Creative Robotics in Architecture
A new wave of robotics innovation is revolutionizing architecture and construction
Robots today serve as mechanized interfaces between the digital and the physical worlds, turning data into action. They’ve played important roles in manufacturing for decades, but a new wave of robotics innovation focuses on uses in architecture and construction. From large-scale additive concrete manufacturing to agile fabrication systems using robotic arms, these advances can change how and what we build, and may eventually empower us to reinvent conventional construction processes entirely. Johannes Braumann, co-founder of the Association for Robots in Architecture and a professor of robotics at the University of Linz in Austria, shares his insight on the inherent constraints and challenges for these systems and the different ways those challenges can be solved.
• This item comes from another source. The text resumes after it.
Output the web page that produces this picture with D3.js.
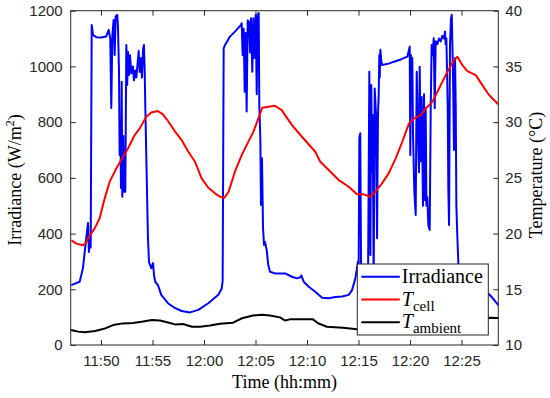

He suggests that successful applications will blend the reduced complexity that comes from using off-the-shelf and generic technologies like robotic arms with the value of unique or domain-specific hardware and digital systems. Ultimately, the goal is less to automate menial tasks, as happened in manufacturing, and more to empower and support skilled workers in construction.
About the speaker
Johannes Braumann is a co-founder of the Association for Robots in Architecture and a professor of Creative Robotics at the University of Linz in Austria. Braumann is the lead developer of KUKA|prc, a solution for controlling and simulating industrial robots using visual programming environments. It is now being used in a variety of industries.